>> begin

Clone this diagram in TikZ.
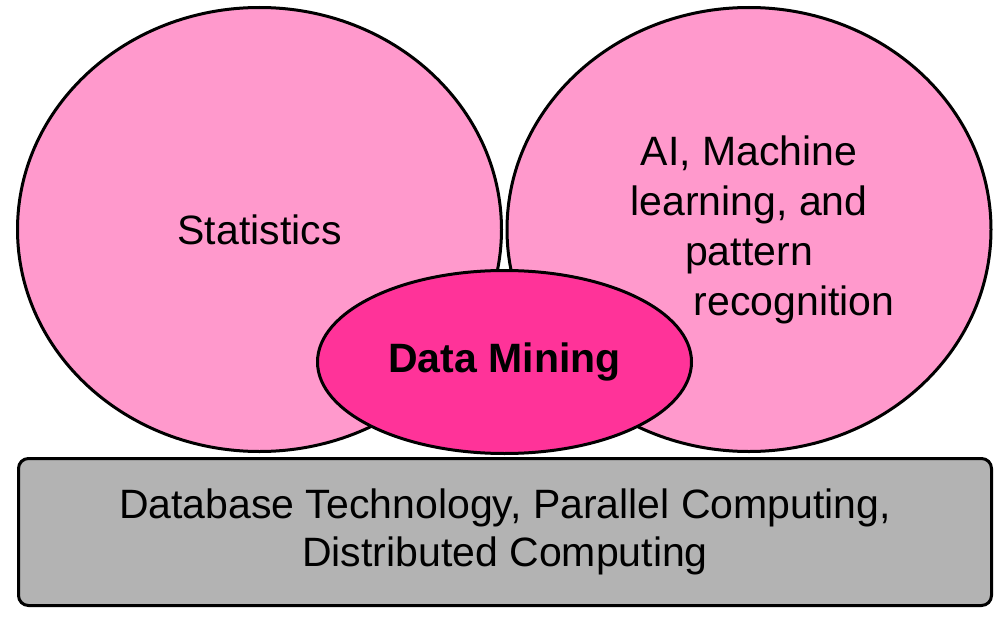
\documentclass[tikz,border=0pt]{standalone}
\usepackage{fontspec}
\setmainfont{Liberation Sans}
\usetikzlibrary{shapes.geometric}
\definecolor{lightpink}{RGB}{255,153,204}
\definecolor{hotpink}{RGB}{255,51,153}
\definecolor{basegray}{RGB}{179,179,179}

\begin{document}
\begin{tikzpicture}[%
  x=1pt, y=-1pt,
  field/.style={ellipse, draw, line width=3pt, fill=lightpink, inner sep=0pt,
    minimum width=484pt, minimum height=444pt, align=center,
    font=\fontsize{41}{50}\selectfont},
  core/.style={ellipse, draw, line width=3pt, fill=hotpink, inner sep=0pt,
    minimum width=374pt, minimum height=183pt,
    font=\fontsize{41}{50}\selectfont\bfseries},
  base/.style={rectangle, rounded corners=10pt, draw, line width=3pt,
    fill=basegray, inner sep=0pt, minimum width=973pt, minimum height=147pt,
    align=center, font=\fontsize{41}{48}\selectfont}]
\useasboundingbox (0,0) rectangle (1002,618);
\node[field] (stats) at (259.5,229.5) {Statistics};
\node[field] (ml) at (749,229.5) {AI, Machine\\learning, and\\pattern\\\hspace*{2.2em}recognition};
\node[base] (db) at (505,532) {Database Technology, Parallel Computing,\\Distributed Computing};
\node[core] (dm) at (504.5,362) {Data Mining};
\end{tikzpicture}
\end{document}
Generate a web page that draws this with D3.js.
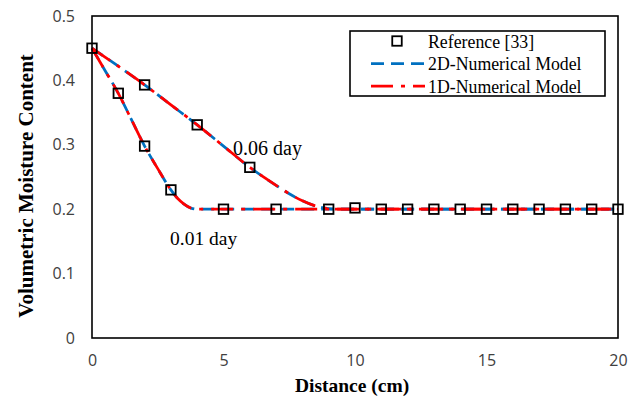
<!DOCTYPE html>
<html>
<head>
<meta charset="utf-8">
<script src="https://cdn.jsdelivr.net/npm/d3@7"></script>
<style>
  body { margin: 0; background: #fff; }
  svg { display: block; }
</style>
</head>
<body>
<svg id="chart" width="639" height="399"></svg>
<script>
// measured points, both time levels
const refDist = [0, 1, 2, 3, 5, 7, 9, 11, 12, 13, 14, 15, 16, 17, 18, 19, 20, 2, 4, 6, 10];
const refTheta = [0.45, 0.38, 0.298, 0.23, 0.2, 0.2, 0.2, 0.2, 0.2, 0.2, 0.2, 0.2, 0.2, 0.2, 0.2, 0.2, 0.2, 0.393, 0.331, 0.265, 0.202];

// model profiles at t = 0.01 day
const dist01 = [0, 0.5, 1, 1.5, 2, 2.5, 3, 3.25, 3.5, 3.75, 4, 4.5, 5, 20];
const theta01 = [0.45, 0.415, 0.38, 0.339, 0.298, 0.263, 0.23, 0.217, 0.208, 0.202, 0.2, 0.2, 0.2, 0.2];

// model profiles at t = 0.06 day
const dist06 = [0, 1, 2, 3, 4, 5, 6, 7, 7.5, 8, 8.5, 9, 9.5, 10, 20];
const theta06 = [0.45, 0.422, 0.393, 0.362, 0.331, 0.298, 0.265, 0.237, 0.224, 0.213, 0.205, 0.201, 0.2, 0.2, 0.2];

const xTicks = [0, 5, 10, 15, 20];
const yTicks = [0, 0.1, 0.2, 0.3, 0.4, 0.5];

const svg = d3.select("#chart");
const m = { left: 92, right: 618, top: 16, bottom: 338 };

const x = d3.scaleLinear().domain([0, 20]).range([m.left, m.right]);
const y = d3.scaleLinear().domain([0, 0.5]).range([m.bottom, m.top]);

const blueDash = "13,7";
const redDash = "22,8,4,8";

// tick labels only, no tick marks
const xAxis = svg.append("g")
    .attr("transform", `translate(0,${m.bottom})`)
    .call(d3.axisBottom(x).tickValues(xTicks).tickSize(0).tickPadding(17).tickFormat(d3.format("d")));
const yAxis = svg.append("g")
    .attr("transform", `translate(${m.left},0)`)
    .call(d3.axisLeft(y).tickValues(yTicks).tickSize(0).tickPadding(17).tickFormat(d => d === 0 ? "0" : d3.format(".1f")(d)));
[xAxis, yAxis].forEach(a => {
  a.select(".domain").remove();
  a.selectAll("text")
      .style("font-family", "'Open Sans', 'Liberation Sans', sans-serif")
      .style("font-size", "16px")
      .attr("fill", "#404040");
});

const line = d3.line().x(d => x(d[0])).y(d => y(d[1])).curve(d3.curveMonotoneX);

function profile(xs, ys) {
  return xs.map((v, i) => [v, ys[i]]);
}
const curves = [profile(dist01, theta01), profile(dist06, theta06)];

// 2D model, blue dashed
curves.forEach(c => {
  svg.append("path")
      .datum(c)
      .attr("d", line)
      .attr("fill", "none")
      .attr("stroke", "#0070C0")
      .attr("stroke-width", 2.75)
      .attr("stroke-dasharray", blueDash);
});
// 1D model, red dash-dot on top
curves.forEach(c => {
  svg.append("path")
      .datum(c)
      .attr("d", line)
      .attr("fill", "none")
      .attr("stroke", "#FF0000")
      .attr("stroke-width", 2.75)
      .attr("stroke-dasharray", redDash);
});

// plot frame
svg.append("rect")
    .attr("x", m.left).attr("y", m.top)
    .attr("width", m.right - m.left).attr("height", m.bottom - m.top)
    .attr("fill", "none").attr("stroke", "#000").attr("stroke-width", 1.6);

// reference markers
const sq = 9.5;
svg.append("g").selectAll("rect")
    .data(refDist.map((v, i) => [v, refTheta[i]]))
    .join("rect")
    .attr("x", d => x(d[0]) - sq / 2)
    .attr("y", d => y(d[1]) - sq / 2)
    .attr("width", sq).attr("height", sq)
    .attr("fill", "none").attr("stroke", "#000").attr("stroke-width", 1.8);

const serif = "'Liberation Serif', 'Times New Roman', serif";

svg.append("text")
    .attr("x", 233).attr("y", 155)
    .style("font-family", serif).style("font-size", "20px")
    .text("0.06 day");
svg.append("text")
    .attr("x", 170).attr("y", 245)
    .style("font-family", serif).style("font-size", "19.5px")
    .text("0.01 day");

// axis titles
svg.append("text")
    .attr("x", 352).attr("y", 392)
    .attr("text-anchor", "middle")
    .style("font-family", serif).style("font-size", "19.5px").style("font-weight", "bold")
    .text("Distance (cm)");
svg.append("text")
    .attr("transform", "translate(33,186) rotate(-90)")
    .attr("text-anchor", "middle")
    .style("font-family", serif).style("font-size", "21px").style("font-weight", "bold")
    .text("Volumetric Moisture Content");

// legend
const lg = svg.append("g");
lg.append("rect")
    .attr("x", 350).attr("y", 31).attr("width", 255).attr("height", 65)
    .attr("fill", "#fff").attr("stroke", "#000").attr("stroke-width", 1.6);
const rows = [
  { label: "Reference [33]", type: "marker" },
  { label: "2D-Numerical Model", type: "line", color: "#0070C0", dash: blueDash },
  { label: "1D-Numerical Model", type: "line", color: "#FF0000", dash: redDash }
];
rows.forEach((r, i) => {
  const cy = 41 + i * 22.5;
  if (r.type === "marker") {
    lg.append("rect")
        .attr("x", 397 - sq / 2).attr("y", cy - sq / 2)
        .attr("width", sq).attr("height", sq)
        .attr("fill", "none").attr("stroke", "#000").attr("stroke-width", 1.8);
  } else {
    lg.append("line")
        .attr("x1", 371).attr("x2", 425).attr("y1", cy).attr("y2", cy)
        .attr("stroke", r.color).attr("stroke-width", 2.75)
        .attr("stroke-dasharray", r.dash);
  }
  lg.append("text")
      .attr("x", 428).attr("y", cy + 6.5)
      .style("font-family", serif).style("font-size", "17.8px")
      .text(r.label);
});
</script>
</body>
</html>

>> end
>> begin

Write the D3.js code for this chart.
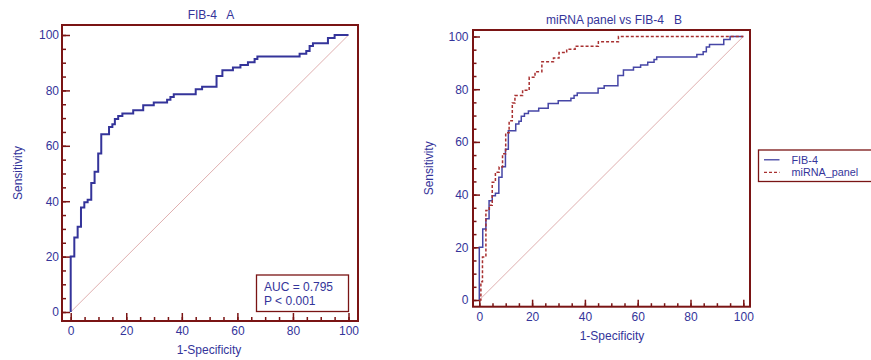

>> end
>> begin

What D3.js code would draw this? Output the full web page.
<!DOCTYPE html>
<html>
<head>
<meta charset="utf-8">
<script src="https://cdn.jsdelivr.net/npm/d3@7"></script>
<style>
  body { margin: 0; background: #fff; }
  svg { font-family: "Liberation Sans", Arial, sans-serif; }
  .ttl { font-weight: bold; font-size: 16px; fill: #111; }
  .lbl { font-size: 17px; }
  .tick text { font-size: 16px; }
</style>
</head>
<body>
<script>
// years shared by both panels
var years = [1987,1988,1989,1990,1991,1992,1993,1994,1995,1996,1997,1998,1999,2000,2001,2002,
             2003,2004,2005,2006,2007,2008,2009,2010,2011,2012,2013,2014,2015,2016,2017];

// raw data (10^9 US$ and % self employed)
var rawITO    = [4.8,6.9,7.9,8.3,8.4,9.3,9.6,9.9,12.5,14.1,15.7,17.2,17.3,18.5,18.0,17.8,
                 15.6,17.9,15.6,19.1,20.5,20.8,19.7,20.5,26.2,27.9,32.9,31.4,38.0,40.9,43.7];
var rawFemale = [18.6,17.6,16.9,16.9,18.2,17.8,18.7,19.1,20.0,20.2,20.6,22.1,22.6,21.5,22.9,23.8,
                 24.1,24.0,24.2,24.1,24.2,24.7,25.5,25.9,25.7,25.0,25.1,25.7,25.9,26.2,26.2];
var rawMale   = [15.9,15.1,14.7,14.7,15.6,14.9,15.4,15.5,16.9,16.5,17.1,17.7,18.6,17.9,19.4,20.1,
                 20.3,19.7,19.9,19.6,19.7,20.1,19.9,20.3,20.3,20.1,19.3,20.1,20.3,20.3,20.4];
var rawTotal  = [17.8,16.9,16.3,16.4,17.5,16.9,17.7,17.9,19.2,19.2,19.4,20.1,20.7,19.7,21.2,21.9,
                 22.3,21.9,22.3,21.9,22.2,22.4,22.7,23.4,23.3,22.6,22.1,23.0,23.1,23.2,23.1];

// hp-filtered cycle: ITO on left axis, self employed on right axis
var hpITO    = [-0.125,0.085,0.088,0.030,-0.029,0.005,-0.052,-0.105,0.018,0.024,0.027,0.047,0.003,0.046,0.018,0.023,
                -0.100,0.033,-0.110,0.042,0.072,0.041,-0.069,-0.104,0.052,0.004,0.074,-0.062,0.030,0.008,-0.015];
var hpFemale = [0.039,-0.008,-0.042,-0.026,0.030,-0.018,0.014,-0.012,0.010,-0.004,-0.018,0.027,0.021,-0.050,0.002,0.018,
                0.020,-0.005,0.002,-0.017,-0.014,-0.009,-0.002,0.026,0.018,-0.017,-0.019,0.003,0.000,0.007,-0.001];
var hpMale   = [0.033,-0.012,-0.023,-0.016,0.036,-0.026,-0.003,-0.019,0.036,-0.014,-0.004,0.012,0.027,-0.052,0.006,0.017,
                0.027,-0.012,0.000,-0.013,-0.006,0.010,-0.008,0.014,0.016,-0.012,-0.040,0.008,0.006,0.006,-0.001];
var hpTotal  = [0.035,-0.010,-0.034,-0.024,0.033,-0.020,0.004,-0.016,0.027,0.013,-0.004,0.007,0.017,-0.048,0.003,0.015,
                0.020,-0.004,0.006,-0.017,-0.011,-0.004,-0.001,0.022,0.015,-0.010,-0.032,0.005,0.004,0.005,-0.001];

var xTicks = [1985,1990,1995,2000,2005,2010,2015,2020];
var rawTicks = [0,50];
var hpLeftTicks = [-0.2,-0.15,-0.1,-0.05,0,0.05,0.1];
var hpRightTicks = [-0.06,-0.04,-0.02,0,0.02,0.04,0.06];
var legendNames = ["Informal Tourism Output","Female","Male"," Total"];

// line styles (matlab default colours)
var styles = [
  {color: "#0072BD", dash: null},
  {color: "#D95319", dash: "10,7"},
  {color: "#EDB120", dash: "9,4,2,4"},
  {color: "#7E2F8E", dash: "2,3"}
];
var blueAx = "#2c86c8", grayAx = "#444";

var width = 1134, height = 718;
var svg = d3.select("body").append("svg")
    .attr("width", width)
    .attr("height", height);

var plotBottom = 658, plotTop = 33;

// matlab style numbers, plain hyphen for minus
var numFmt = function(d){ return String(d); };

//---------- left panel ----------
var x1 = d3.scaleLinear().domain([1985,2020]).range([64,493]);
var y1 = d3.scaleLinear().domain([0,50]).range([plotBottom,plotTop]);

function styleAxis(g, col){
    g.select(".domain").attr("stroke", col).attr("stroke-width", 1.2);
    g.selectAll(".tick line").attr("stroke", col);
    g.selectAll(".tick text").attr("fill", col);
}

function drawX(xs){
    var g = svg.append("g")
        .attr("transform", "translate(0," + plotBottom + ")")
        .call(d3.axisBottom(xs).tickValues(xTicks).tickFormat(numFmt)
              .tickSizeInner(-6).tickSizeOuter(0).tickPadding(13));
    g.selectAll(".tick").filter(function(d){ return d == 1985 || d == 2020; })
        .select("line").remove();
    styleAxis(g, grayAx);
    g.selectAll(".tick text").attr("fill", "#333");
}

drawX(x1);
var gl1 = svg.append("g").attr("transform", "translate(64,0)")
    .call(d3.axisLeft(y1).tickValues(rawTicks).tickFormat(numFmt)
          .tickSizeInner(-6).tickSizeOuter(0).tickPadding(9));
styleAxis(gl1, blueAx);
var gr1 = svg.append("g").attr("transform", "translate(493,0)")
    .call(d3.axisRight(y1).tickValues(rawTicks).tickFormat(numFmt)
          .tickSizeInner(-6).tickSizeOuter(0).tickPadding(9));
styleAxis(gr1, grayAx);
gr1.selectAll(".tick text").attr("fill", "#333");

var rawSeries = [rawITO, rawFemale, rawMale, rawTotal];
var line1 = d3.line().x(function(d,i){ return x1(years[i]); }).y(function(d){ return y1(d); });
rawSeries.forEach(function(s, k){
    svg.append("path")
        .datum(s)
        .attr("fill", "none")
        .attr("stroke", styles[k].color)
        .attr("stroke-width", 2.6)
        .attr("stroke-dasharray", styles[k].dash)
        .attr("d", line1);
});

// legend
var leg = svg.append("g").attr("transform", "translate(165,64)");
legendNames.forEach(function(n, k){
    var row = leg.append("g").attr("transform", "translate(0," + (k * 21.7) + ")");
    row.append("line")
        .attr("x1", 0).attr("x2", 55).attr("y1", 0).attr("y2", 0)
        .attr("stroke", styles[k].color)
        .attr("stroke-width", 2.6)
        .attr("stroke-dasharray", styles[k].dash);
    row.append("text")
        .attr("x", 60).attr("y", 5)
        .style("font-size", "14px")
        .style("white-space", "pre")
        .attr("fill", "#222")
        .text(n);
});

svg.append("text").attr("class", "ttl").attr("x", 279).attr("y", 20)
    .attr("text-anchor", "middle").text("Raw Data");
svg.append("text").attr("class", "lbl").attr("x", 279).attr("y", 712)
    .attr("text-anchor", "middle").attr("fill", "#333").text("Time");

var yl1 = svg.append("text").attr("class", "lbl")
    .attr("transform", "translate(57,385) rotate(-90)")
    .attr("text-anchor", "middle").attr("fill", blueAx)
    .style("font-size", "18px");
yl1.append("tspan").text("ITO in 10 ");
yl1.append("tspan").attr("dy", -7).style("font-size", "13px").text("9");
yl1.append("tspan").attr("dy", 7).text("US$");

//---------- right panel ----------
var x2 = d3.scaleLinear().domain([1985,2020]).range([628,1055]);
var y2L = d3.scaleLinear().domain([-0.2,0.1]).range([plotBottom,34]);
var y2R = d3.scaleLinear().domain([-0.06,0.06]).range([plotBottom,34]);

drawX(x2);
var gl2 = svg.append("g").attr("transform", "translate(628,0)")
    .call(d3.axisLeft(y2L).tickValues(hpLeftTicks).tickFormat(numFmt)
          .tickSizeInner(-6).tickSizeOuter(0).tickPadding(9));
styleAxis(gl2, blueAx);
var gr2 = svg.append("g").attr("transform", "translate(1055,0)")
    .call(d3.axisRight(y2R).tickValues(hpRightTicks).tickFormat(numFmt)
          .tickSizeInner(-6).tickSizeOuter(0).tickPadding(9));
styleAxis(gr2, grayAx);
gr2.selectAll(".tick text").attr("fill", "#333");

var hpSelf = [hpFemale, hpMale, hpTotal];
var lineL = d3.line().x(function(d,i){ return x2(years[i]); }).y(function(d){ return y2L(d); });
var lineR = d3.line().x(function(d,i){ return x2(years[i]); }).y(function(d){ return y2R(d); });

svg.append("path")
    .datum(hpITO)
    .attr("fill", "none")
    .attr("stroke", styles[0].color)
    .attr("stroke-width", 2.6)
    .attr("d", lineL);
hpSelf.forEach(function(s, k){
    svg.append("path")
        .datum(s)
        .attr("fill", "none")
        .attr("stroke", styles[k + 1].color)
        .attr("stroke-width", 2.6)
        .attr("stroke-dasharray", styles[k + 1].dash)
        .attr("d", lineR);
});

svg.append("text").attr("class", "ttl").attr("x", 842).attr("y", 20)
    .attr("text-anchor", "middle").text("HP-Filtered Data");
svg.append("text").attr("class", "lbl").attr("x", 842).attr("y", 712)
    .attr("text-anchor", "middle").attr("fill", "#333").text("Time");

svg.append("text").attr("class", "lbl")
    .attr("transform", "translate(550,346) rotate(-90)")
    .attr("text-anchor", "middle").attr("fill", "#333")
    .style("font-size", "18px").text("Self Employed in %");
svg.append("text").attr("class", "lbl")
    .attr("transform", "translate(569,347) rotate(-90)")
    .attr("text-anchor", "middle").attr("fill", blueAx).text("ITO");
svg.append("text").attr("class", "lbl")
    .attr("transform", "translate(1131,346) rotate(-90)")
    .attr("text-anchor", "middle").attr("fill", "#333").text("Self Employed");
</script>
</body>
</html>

>> end

● WHAT YOU SHOULD DO
Extract exactly the lines running from the line containing "Clone this diagram in TikZ." to the line containing "const yTicks = [0, 0.1, 0.2, 0.3, 0.4, 0.5];", with both end lines included and all pictures left out.

● OUTPUT OF THE EXERCISE
Clone this diagram in TikZ.
\documentclass[tikz,border=0pt]{standalone}
\usepackage{fontspec}
\setmainfont{Liberation Sans}
\usetikzlibrary{shapes.geometric}
\definecolor{lightpink}{RGB}{255,153,204}
\definecolor{hotpink}{RGB}{255,51,153}
\definecolor{basegray}{RGB}{179,179,179}

\begin{document}
\begin{tikzpicture}[%
  x=1pt, y=-1pt,
  field/.style={ellipse, draw, line width=3pt, fill=lightpink, inner sep=0pt,
    minimum width=484pt, minimum height=444pt, align=center,
    font=\fontsize{41}{50}\selectfont},
  core/.style={ellipse, draw, line width=3pt, fill=hotpink, inner sep=0pt,
    minimum width=374pt, minimum height=183pt,
    font=\fontsize{41}{50}\selectfont\bfseries},
  base/.style={rectangle, rounded corners=10pt, draw, line width=3pt,
    fill=basegray, inner sep=0pt, minimum width=973pt, minimum height=147pt,
    align=center, font=\fontsize{41}{48}\selectfont}]
\useasboundingbox (0,0) rectangle (1002,618);
\node[field] (stats) at (259.5,229.5) {Statistics};
\node[field] (ml) at (749,229.5) {AI, Machine\\learning, and\\pattern\\\hspace*{2.2em}recognition};
\node[base] (db) at (505,532) {Database Technology, Parallel Computing,\\Distributed Computing};
\node[core] (dm) at (504.5,362) {Data Mining};
\end{tikzpicture}
\end{document}
Generate a web page that draws this with D3.js.
<!DOCTYPE html>
<html>
<head>
<meta charset="utf-8">
<script src="https://cdn.jsdelivr.net/npm/d3@7"></script>
<style>
  body { margin: 0; background: #fff; }
  svg { display: block; }
</style>
</head>
<body>
<svg id="chart" width="639" height="399"></svg>
<script>
// measured points, both time levels
const refDist = [0, 1, 2, 3, 5, 7, 9, 11, 12, 13, 14, 15, 16, 17, 18, 19, 20, 2, 4, 6, 10];
const refTheta = [0.45, 0.38, 0.298, 0.23, 0.2, 0.2, 0.2, 0.2, 0.2, 0.2, 0.2, 0.2, 0.2, 0.2, 0.2, 0.2, 0.2, 0.393, 0.331, 0.265, 0.202];

// model profiles at t = 0.01 day
const dist01 = [0, 0.5, 1, 1.5, 2, 2.5, 3, 3.25, 3.5, 3.75, 4, 4.5, 5, 20];
const theta01 = [0.45, 0.415, 0.38, 0.339, 0.298, 0.263, 0.23, 0.217, 0.208, 0.202, 0.2, 0.2, 0.2, 0.2];

// model profiles at t = 0.06 day
const dist06 = [0, 1, 2, 3, 4, 5, 6, 7, 7.5, 8, 8.5, 9, 9.5, 10, 20];
const theta06 = [0.45, 0.422, 0.393, 0.362, 0.331, 0.298, 0.265, 0.237, 0.224, 0.213, 0.205, 0.201, 0.2, 0.2, 0.2];

const xTicks = [0, 5, 10, 15, 20];
const yTicks = [0, 0.1, 0.2, 0.3, 0.4, 0.5];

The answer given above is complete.